Mark CROSS ✿

This painting refers to the several oceanic gyres around that world, current systems that tend to collect in their vortex's the detritus of the consumer societies which surround them. Most poignant to Pacific and to the world is the North Pacific Ocean Gyre - often called the Pacific Garbage Patch - which collects the consumer junk from North America and Asia creating huge floating masses of mainly plastic in its convergence zone North of Hawaii. This plastic does not decompose for many thousands of years but breaks down into ever smaller particles which are consumed into the food chain at every level. I have used recent garbage here for visual effect but it is a metaphor for the broken down polymers and other chemical sludge that permeate the upper columns of these oceanic vortexes. This, while using the pristinely clear waters of Niue ironically suggests what the Northern Pacific must have been like and warning the South Pacific of what it could be like without attention paid to such issues.
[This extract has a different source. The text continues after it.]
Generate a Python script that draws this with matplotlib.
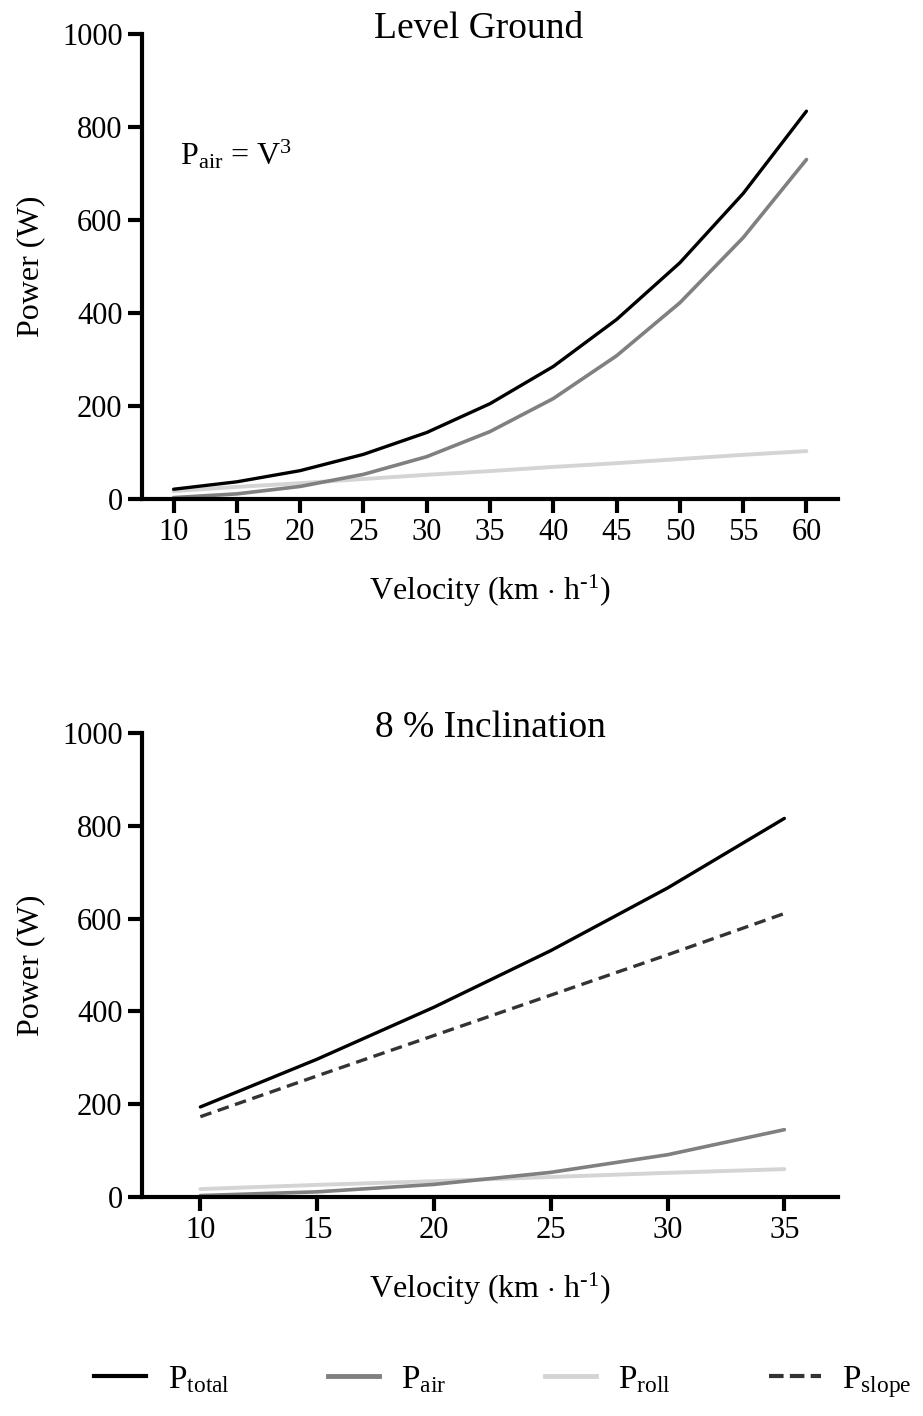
import numpy as np
import matplotlib
matplotlib.use('Agg')
import matplotlib.pyplot as plt

plt.rcParams['font.family'] = ['Liberation Serif', 'DejaVu Serif']
plt.rcParams['mathtext.fontset'] = 'custom'
plt.rcParams['mathtext.rm'] = 'Liberation Serif'
plt.rcParams['mathtext.it'] = 'Liberation Serif:italic'
plt.rcParams['font.size'] = 22

# level ground data
v_level = [10, 15, 20, 25, 30, 35, 40, 45, 50, 55, 60]
total_level = [21, 37, 61, 96, 143, 205, 285, 386, 508, 657, 834]
air_level = [3, 11, 27, 53, 91, 145, 216, 308, 422, 562, 730]
roll_level = [17, 26, 34, 43, 52, 60, 69, 77, 86, 95, 103]

# 8 % inclination data
v_incl = [10, 15, 20, 25, 30, 35]
total_incl = [194, 297, 409, 531, 666, 816]
air_incl = [3, 11, 27, 53, 91, 145]
roll_incl = [17, 26, 34, 43, 52, 60]
slope_incl = [173, 261, 348, 435, 522, 611]

c_total = 'black'
c_air = '#808080'
c_roll = '#d4d4d4'
c_slope = '#333333'
lw = 2.4

fig = plt.figure(figsize=(9.23, 14.16), dpi=100)
ax1 = fig.add_axes([0.1538, 0.6476, 0.908 - 0.1538, 0.976 - 0.6476])
ax2 = fig.add_axes([0.1538, 0.1547, 0.908 - 0.1538, 0.4823 - 0.1547])

def style(ax):
    for s in ['top', 'right']:
        ax.spines[s].set_visible(False)
    for s in ['left', 'bottom']:
        ax.spines[s].set_linewidth(3)
    ax.tick_params(direction='out', length=10, width=3, pad=4)
    ax.set_ylim(0, 1000)
    ax.set_yticks([0, 200, 400, 600, 800, 1000])
    ax.set_ylabel('Power (W)', labelpad=12, fontsize=23)
    ax.set_xlabel('Velocity (km $\\cdot$ h$^{\\mathregular{\u20101}}$)', labelpad=18, fontsize=23)

ax1.plot(v_level, roll_level, color=c_roll, lw=lw + 0.4, solid_capstyle='round')
ax1.plot(v_level, air_level, color=c_air, lw=lw + 0.2, solid_capstyle='round')
ax1.plot(v_level, total_level, color=c_total, lw=lw, solid_capstyle='round')
ax1.set_xlim(7.5, 62.5)
ax1.set_xticks(v_level)
style(ax1)
ax1.set_title('Level Ground', pad=-3, y=1.0, fontsize=27, x=0.483)
ax1.text(10.5, 740, r'P$_{\mathregular{air}}$ = V$^{\mathregular{3}}$', fontsize=23, va='center')

ax2.plot(v_incl, roll_incl, color=c_roll, lw=lw + 0.4, solid_capstyle='round')
ax2.plot(v_incl, air_incl, color=c_air, lw=lw + 0.2, solid_capstyle='round')
ax2.plot(v_incl, total_incl, color=c_total, lw=lw, solid_capstyle='round')
ax2.plot(v_incl, slope_incl, color=c_slope, lw=lw, ls=(0, (3.5, 2)))
ax2.set_xlim(7.5, 37.3)
ax2.set_xticks(v_incl)
style(ax2)
ax2.set_title('8 % Inclination', pad=-3, y=1.0, fontsize=27)

handles = [
    plt.Line2D([], [], color=c_total, lw=3),
    plt.Line2D([], [], color=c_air, lw=3.5),
    plt.Line2D([], [], color=c_roll, lw=3.5),
    plt.Line2D([], [], color=c_slope, lw=3, ls=(0, (3.5, 1.5))),
]
labels = [r'P$_{\mathregular{total}}$', r'P$_{\mathregular{air}}$',
          r'P$_{\mathregular{roll}}$', r'P$_{\mathregular{slope}}$']
fig.legend(handles, labels, loc='center', bbox_to_anchor=(0.545, 0.024), ncol=4,
           frameon=False, handlelength=1.55, handletextpad=0.65, columnspacing=2.95,
           fontsize=24)

fig.savefig('out.png', dpi=100)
This is a sweeping generalisation that the most pressing problems in the world today are the result of complacency of the masses not to mention the people with the power to change things. So we have here a group of young people entertained by something outside the painting frame (perhaps television) while oblivious to an open dump-site of  consumer garbage being burnt off behind them.

Born in Auckland in 1955 (New Zealand), Mark Cross is considered one of the South Pacific's leading contemporary realist painters. Dividing his time between studios in Auckland and the central Polynesian island of Niue, Mark Cross works are sought after by collectors from the Pacific rim and further afield. Employing landscapes often with people in them, Mark Cross works are well known for imparting a social message that speaks of mankind's delinquent abuse of his home the Earth. They speak of the world but are intrinsically Pacific. The works submitted here are highly detail paintings in oils using the medium liquin to build up the painting surface with as many as 8 transparent and opaque layers of paint. Fine watercolor brushes and other techniques are used to develop a subtley grainy feel to the surface. Mark Cross has achieved through his work a uniqueness that avoids the trappings of regionalism, so often associated with realism, and replaces them with an acutely perceptive worldview. During the nineties however the artist has ventured into other areas of art production with the establishment of a sculpture park in the rain forest in the east of Niue. A collaboration with his wife and several other artists, crafts people and musicians saw the creation of the Shrine to Abundance, an installation inside a shipping container that toured Australia, New Zealand and went to Rarotonga more recently. His paintings however are his main focus and are to be found in many private and corporate collections in Australasia, America and Europe.